== Source records
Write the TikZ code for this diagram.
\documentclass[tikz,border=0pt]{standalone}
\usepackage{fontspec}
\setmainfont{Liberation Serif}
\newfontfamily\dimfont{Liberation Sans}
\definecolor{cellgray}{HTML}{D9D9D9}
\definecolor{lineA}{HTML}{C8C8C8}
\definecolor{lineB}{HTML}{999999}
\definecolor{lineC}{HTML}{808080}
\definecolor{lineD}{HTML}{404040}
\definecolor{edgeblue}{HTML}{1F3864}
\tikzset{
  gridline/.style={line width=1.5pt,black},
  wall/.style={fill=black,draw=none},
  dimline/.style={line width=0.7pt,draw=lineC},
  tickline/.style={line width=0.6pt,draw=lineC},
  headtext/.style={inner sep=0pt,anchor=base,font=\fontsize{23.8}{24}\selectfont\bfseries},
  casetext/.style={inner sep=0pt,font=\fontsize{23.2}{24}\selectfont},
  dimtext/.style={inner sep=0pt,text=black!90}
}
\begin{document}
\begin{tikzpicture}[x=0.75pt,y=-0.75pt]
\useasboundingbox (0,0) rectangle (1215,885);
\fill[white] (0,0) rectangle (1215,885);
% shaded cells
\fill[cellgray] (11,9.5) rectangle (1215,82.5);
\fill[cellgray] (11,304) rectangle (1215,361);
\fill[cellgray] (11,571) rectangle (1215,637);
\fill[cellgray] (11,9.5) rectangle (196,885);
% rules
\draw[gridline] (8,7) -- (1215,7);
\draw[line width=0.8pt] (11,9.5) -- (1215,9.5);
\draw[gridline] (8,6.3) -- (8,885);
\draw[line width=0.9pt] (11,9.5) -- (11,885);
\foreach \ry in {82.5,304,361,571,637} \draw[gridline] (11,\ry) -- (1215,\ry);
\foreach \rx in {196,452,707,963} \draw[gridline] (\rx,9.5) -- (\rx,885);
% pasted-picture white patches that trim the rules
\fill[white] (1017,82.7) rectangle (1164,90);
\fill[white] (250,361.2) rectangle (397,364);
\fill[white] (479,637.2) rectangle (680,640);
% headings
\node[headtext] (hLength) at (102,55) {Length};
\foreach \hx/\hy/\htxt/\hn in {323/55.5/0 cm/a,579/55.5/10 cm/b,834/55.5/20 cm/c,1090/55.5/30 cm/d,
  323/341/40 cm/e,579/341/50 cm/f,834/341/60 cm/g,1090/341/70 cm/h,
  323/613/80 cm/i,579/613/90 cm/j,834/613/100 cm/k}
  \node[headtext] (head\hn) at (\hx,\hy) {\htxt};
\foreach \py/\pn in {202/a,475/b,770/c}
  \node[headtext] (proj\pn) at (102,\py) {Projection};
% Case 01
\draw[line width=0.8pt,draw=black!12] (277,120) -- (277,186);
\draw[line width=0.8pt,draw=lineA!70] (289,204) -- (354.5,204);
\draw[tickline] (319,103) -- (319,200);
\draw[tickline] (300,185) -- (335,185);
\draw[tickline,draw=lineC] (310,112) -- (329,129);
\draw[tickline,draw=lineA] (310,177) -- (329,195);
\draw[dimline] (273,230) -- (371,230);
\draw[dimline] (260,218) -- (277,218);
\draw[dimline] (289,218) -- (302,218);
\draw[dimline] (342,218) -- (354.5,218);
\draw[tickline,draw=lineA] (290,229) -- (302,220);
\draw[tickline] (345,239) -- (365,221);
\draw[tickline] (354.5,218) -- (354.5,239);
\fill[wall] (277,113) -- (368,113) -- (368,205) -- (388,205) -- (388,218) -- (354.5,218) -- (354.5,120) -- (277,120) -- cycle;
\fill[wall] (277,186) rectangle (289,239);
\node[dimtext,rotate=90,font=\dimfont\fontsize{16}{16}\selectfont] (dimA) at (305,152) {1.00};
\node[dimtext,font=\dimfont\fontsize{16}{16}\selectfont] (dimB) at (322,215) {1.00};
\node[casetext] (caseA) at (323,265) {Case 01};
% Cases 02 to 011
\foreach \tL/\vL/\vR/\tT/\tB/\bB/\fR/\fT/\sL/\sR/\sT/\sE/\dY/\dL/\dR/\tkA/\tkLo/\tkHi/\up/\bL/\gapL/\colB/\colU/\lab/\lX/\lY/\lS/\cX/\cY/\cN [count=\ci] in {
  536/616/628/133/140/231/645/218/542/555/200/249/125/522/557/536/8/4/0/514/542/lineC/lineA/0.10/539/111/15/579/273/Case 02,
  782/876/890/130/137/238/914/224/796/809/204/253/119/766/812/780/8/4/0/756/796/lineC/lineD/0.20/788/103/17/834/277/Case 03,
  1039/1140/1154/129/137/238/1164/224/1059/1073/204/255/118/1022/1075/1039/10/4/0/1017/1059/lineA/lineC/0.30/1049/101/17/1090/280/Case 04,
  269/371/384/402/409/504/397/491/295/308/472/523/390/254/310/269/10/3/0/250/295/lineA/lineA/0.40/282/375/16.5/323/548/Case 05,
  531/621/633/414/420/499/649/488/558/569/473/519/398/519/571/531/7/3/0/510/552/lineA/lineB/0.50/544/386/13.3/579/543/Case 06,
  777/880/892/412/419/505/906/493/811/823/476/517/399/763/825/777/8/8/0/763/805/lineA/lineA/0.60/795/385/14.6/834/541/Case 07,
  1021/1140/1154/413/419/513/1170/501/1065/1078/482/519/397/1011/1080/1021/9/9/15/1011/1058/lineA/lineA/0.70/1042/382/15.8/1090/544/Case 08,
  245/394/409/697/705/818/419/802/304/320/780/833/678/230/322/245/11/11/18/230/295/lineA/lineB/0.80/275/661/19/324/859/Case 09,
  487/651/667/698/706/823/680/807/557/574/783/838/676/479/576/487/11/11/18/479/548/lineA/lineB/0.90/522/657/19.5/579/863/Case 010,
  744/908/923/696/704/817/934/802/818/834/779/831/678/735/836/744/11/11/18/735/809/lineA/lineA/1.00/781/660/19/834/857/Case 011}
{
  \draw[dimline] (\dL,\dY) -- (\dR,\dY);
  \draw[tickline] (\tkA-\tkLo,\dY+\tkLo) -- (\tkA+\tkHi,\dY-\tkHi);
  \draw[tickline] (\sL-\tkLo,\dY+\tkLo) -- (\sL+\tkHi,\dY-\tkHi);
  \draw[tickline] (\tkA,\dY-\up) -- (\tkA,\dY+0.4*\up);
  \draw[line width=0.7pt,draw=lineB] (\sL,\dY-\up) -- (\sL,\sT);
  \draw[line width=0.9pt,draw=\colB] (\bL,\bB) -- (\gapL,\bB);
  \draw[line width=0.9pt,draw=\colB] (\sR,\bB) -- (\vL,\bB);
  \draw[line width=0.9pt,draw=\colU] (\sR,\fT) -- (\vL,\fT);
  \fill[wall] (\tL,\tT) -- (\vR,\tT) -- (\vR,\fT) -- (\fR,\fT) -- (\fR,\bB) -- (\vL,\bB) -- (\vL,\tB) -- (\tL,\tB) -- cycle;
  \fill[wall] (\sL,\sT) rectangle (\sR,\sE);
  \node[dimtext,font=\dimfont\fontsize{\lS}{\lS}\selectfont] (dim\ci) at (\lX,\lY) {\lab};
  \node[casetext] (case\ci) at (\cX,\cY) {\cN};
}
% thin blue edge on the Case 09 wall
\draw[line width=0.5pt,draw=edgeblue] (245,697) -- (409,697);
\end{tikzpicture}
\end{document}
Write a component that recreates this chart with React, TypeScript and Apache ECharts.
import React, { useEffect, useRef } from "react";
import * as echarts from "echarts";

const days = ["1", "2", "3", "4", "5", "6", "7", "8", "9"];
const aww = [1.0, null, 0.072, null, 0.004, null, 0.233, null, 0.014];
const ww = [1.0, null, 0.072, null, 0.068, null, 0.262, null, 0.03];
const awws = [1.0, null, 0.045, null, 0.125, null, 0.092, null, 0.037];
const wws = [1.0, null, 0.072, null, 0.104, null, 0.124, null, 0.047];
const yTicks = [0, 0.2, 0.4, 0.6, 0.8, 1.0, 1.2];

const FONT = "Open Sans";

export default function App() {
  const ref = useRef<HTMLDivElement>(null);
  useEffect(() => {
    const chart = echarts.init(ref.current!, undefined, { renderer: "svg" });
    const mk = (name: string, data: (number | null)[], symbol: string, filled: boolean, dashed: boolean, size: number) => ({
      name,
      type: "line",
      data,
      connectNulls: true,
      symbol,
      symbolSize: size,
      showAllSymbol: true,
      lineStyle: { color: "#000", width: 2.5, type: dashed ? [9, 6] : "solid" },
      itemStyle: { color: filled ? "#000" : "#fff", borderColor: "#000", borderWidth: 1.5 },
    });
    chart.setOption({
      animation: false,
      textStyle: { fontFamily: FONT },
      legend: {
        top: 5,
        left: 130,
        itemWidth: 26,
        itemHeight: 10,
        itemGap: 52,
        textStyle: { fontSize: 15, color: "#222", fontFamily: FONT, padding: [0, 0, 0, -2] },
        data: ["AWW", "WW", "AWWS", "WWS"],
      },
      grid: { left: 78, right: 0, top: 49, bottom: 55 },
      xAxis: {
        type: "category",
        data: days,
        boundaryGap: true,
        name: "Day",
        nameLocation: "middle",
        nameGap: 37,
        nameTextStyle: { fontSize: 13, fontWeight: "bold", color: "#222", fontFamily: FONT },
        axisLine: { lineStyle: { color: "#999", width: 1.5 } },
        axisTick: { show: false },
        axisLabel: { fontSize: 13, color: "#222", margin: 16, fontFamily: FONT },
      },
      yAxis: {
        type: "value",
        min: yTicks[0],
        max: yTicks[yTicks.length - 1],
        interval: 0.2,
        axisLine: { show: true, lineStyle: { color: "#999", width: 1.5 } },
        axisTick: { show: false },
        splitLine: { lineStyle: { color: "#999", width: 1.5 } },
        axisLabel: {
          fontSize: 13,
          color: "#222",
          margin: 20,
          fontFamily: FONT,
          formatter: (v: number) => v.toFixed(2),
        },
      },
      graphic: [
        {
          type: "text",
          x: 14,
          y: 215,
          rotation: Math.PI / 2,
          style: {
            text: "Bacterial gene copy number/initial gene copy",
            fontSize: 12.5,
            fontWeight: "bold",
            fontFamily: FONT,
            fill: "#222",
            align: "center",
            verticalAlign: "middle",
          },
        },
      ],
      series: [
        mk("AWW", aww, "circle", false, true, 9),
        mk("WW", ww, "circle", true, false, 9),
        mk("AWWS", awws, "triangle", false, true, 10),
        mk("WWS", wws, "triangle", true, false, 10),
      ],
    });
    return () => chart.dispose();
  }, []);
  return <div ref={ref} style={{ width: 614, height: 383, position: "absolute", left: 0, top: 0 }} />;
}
====
§ What the exercise asks: Exactly reproduce the stretch from the line with "Write a component" through the line with "import * as", including both ends and nothing else.

§ Answer to the task:
Write a component that recreates this chart with React, TypeScript and Apache ECharts.
import React, { useEffect, useRef } from "react";
import * as echarts from "echarts";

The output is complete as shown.